The final room of the exhibition includes two artworks which continue this theme. On a plinth in the far corner stands a miniaturised model of a large grounded radar station, constructed again for reconnaissance. As an innocent-looking painted wooden construction atop a traditional plinth, the sculpture might appear to be an abstract Modernist form, but its title, By Stealth II, its position within the entire exhibition, and most importantly its shadowy form within the dark gallery space, lead the viewer to understand its more secretive, militaristic connotations. Again, darkness is presented simultaneously as a tool for both hiding and ascertaining information, it is a means of both achieving and witholding understanding.
Just within reach of the radar stands By Stealth I, another elephant torso, this time miniaturised, and standing upon a plinth. As with Clandestine, only the lower half of the animal’s body is presented, and yet the legs seem equally animated, frozen this time in mid-walk. Edenhofer’s exhibition juxtaposes the elephant and the militaristic, the half-present animal and the shadowy reconnaissance tools, as if to suggest both the gentleness and aggression inherent within both. By Stealth I appears to be the elephant in the room, as the English phrase goes, a sign of something obviously present, but never discussed or addressed. As such, the sculpture again suggests the flaws and foibles of perception, and the will to see that is a precondition of vision. As with the other works within this quiet, dark exhibition, seeing becomes a complex operation, subject to imagination, perception and will, as much as light. As such, darkness is revealed as a potentially enabling, as well as restrictive, tool of vision and understanding.

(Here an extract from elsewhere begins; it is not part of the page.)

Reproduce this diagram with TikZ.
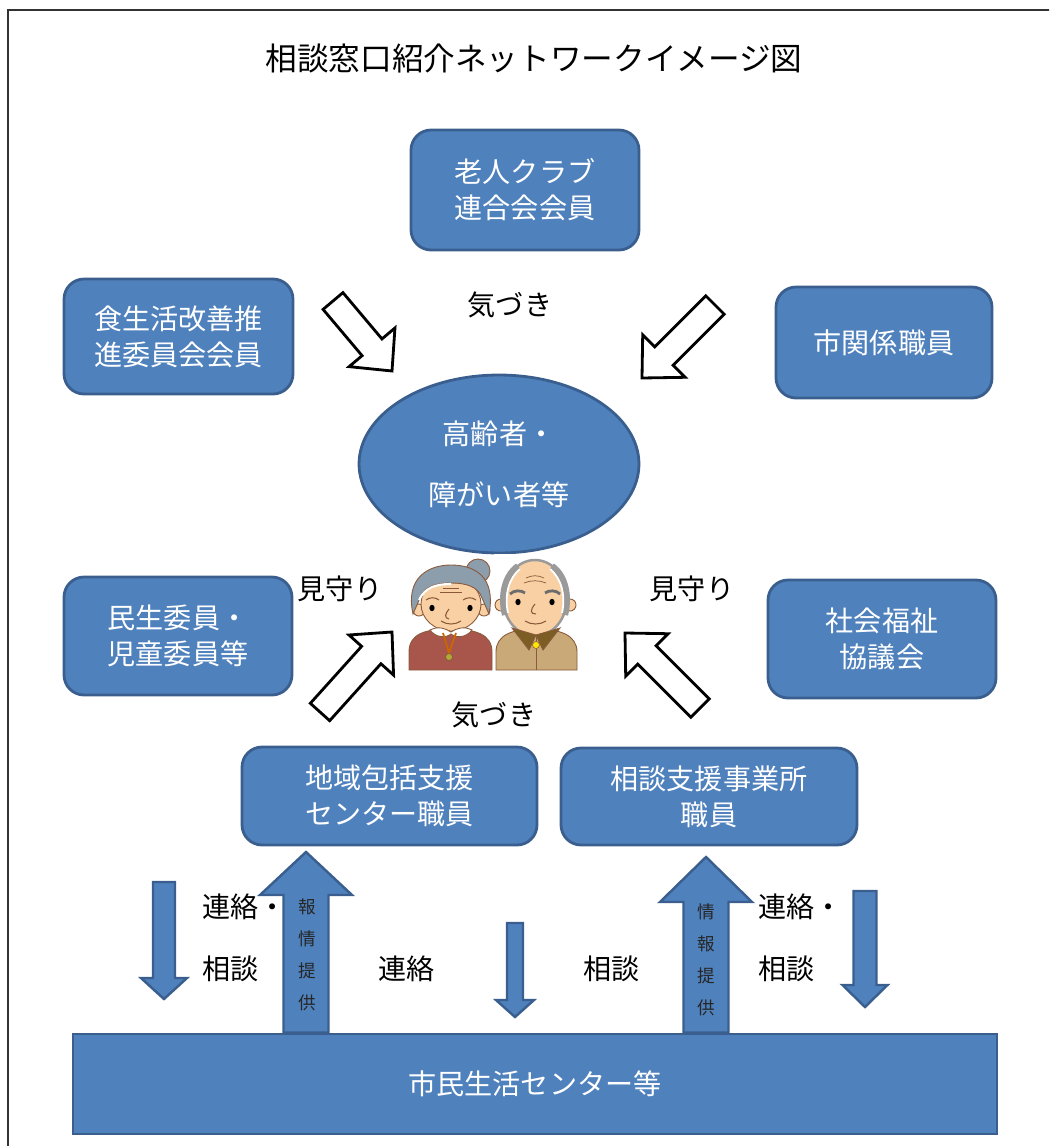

The originality of Edenhofer’s artistic approach is clear. While many artists have explored these areas of light, darkness and hiddenness, few have presented such an interest in darkness as a tool of revelation. Olafur Eliason has used artificial light to provide spectacle and to prompt social interaction; Miroslav Balka has eliminated light to explore the visceral effects of complete darkness. Others have made politicised work about national tendencies to hide and conceal information, perhaps the most notable being Taryn Simon’s use of photography and text. Edenhofer’s work offers something different: a subtle exploration of the complexities and implications of contemporary darkness.